Write out each line that follows exactly as it stands, without the pictures.

* start Information supplied *

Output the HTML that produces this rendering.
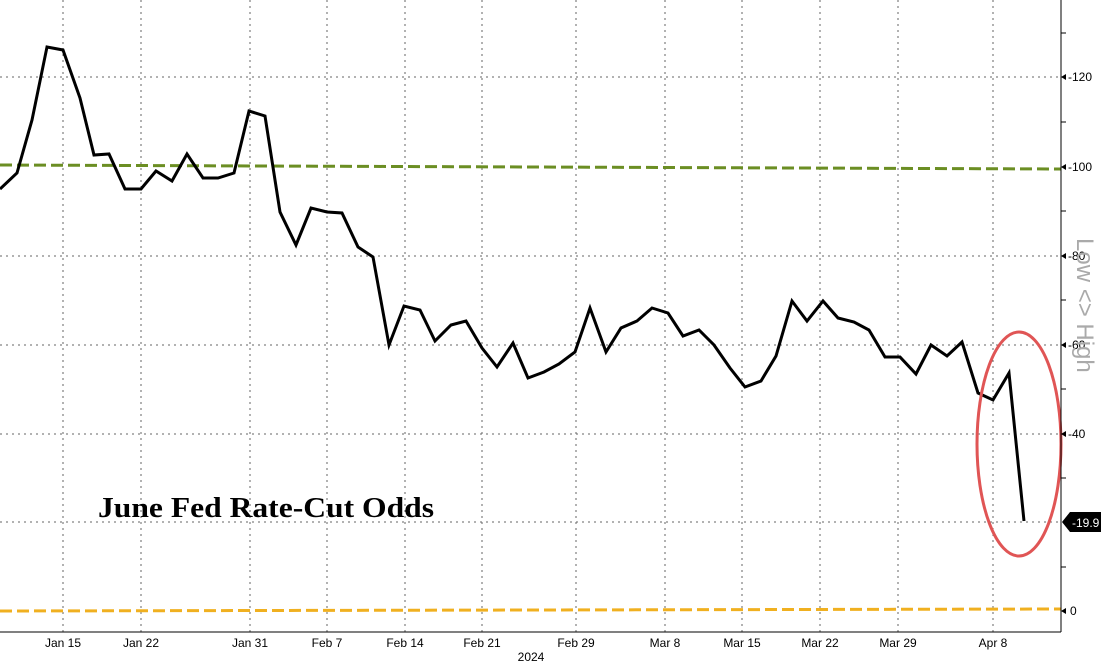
<!DOCTYPE html>
<html><head><style>
body{margin:0;background:#fff;width:1101px;height:664px;overflow:hidden}
</style></head><body>
<svg width="1101" height="664" xmlns="http://www.w3.org/2000/svg" font-family="Liberation Sans, sans-serif">
<g stroke="#666" stroke-width="1" stroke-dasharray="2,4">
<line x1="0" y1="77" x2="1061" y2="77"/><line x1="0" y1="256" x2="1061" y2="256"/>
<line x1="0" y1="345" x2="1061" y2="345"/><line x1="0" y1="434" x2="1061" y2="434"/>
<line x1="0" y1="522" x2="1061" y2="522"/>
<line x1="63" y1="0" x2="63" y2="632"/><line x1="141" y1="0" x2="141" y2="632"/>
<line x1="250" y1="0" x2="250" y2="632"/><line x1="327" y1="0" x2="327" y2="632"/>
<line x1="405" y1="0" x2="405" y2="632"/><line x1="482" y1="0" x2="482" y2="632"/>
<line x1="576" y1="0" x2="576" y2="632"/><line x1="665" y1="0" x2="665" y2="632"/>
<line x1="742" y1="0" x2="742" y2="632"/><line x1="820" y1="0" x2="820" y2="632"/>
<line x1="898" y1="0" x2="898" y2="632"/><line x1="993" y1="0" x2="993" y2="632"/>
</g>
<line x1="0" y1="165" x2="1061" y2="169" stroke="#6b8e23" stroke-width="3" stroke-dasharray="12,5"/>
<line x1="0" y1="611" x2="1061" y2="609" stroke="#f0b020" stroke-width="3" stroke-dasharray="12,5"/>
<polyline fill="none" stroke="#000" stroke-width="3" stroke-linejoin="miter" points="0,189 17,173 32,120 47,47 63,50 80,98 94,155 109,154 125,189 141,189 156,171 172,181 187,154 203,178 218,178 234,173 249,111 265,116 280,212 296,245 311,208 327,212 342,213 358,247 373,257 389,345 404,306 420,310 435,341 451,325 466,321 482,348 497,367 513,343 528,378 544,372 559,364 575,352 590,308 606,352 621,328 637,321 652,308 668,313 683,336 699,330 714,345 730,368 745,387 761,381 776,356 792,301 807,321 823,301 838,318 854,322 869,330 885,357 900,357 916,374 931,345 947,356 962,342 978,393 993,400 1009,373 1024,521"/>
<ellipse cx="1019" cy="444" rx="42" ry="112" fill="none" stroke="#e05555" stroke-width="3"/>
<line x1="1061" y1="0" x2="1061" y2="632" stroke="#000"/>
<line x1="0" y1="632" x2="1061" y2="632" stroke="#000"/>
<g stroke="#000">
<line x1="1061" y1="33" x2="1066" y2="33"/><line x1="1061" y1="122" x2="1066" y2="122"/>
<line x1="1061" y1="211" x2="1066" y2="211"/><line x1="1061" y1="300" x2="1066" y2="300"/>
<line x1="1061" y1="389" x2="1066" y2="389"/><line x1="1061" y1="478" x2="1066" y2="478"/>
<line x1="1061" y1="567" x2="1066" y2="567"/>
</g>
<g fill="#000">
<polygon points="1061,77 1066,74 1066,80"/><polygon points="1061,167 1066,164 1066,170"/>
<polygon points="1061,256 1066,253 1066,259"/><polygon points="1061,345 1066,342 1066,348"/>
<polygon points="1061,434 1066,431 1066,437"/><polygon points="1061,611 1066,608 1066,614"/>
</g>
<g font-size="12" fill="#000">
<text x="1068" y="81">-120</text><text x="1068" y="171">-100</text><text x="1068" y="260">-80</text>
<text x="1068" y="349">-60</text><text x="1068" y="438">-40</text><text x="1070" y="615">0</text>
</g>
<polygon points="1062,522 1070,512 1101,512 1101,532 1070,532" fill="#000"/>
<text x="1072" y="527" font-size="12" fill="#fff">-19.9</text>
<text transform="translate(1077,238) rotate(90)" font-size="24" fill="#aaa">Low &lt;&gt; High</text>
<g font-size="12" fill="#000" text-anchor="middle">
<text x="63" y="647">Jan 15</text><text x="141" y="647">Jan 22</text><text x="250" y="647">Jan 31</text>
<text x="327" y="647">Feb 7</text><text x="405" y="647">Feb 14</text><text x="482" y="647">Feb 21</text>
<text x="576" y="647">Feb 29</text><text x="665" y="647">Mar 8</text><text x="742" y="647">Mar 15</text>
<text x="820" y="647">Mar 22</text><text x="898" y="647">Mar 29</text><text x="993" y="647">Apr 8</text>
<text x="531" y="661">2024</text>
</g>
<text x="98" y="517" font-family="Liberation Serif, serif" font-weight="bold" font-size="28" textLength="336" lengthAdjust="spacingAndGlyphs" fill="#000">June Fed Rate-Cut Odds</text>
</svg>
</body></html>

* end Information supplied *

▶ **Result below**
Output the HTML that produces this rendering.
<!DOCTYPE html>
<html><head><style>
body{margin:0;background:#fff;width:1101px;height:664px;overflow:hidden}
</style></head><body>
<svg width="1101" height="664" xmlns="http://www.w3.org/2000/svg" font-family="Liberation Sans, sans-serif">
<g stroke="#666" stroke-width="1" stroke-dasharray="2,4">
<line x1="0" y1="77" x2="1061" y2="77"/><line x1="0" y1="256" x2="1061" y2="256"/>
<line x1="0" y1="345" x2="1061" y2="345"/><line x1="0" y1="434" x2="1061" y2="434"/>
<line x1="0" y1="522" x2="1061" y2="522"/>
<line x1="63" y1="0" x2="63" y2="632"/><line x1="141" y1="0" x2="141" y2="632"/>
<line x1="250" y1="0" x2="250" y2="632"/><line x1="327" y1="0" x2="327" y2="632"/>
<line x1="405" y1="0" x2="405" y2="632"/><line x1="482" y1="0" x2="482" y2="632"/>
<line x1="576" y1="0" x2="576" y2="632"/><line x1="665" y1="0" x2="665" y2="632"/>
<line x1="742" y1="0" x2="742" y2="632"/><line x1="820" y1="0" x2="820" y2="632"/>
<line x1="898" y1="0" x2="898" y2="632"/><line x1="993" y1="0" x2="993" y2="632"/>
</g>
<line x1="0" y1="165" x2="1061" y2="169" stroke="#6b8e23" stroke-width="3" stroke-dasharray="12,5"/>
<line x1="0" y1="611" x2="1061" y2="609" stroke="#f0b020" stroke-width="3" stroke-dasharray="12,5"/>
<polyline fill="none" stroke="#000" stroke-width="3" stroke-linejoin="miter" points="0,189 17,173 32,120 47,47 63,50 80,98 94,155 109,154 125,189 141,189 156,171 172,181 187,154 203,178 218,178 234,173 249,111 265,116 280,212 296,245 311,208 327,212 342,213 358,247 373,257 389,345 404,306 420,310 435,341 451,325 466,321 482,348 497,367 513,343 528,378 544,372 559,364 575,352 590,308 606,352 621,328 637,321 652,308 668,313 683,336 699,330 714,345 730,368 745,387 761,381 776,356 792,301 807,321 823,301 838,318 854,322 869,330 885,357 900,357 916,374 931,345 947,356 962,342 978,393 993,400 1009,373 1024,521"/>
<ellipse cx="1019" cy="444" rx="42" ry="112" fill="none" stroke="#e05555" stroke-width="3"/>
<line x1="1061" y1="0" x2="1061" y2="632" stroke="#000"/>
<line x1="0" y1="632" x2="1061" y2="632" stroke="#000"/>
<g stroke="#000">
<line x1="1061" y1="33" x2="1066" y2="33"/><line x1="1061" y1="122" x2="1066" y2="122"/>
<line x1="1061" y1="211" x2="1066" y2="211"/><line x1="1061" y1="300" x2="1066" y2="300"/>
<line x1="1061" y1="389" x2="1066" y2="389"/><line x1="1061" y1="478" x2="1066" y2="478"/>
<line x1="1061" y1="567" x2="1066" y2="567"/>
</g>
<g fill="#000">
<polygon points="1061,77 1066,74 1066,80"/><polygon points="1061,167 1066,164 1066,170"/>
<polygon points="1061,256 1066,253 1066,259"/><polygon points="1061,345 1066,342 1066,348"/>
<polygon points="1061,434 1066,431 1066,437"/><polygon points="1061,611 1066,608 1066,614"/>
</g>
<g font-size="12" fill="#000">
<text x="1068" y="81">-120</text><text x="1068" y="171">-100</text><text x="1068" y="260">-80</text>
<text x="1068" y="349">-60</text><text x="1068" y="438">-40</text><text x="1070" y="615">0</text>
</g>
<polygon points="1062,522 1070,512 1101,512 1101,532 1070,532" fill="#000"/>
<text x="1072" y="527" font-size="12" fill="#fff">-19.9</text>
<text transform="translate(1077,238) rotate(90)" font-size="24" fill="#aaa">Low &lt;&gt; High</text>
<g font-size="12" fill="#000" text-anchor="middle">
<text x="63" y="647">Jan 15</text><text x="141" y="647">Jan 22</text><text x="250" y="647">Jan 31</text>
<text x="327" y="647">Feb 7</text><text x="405" y="647">Feb 14</text><text x="482" y="647">Feb 21</text>
<text x="576" y="647">Feb 29</text><text x="665" y="647">Mar 8</text><text x="742" y="647">Mar 15</text>
<text x="820" y="647">Mar 22</text><text x="898" y="647">Mar 29</text><text x="993" y="647">Apr 8</text>
<text x="531" y="661">2024</text>
</g>
<text x="98" y="517" font-family="Liberation Serif, serif" font-weight="bold" font-size="28" textLength="336" lengthAdjust="spacingAndGlyphs" fill="#000">June Fed Rate-Cut Odds</text>
</svg>
</body></html>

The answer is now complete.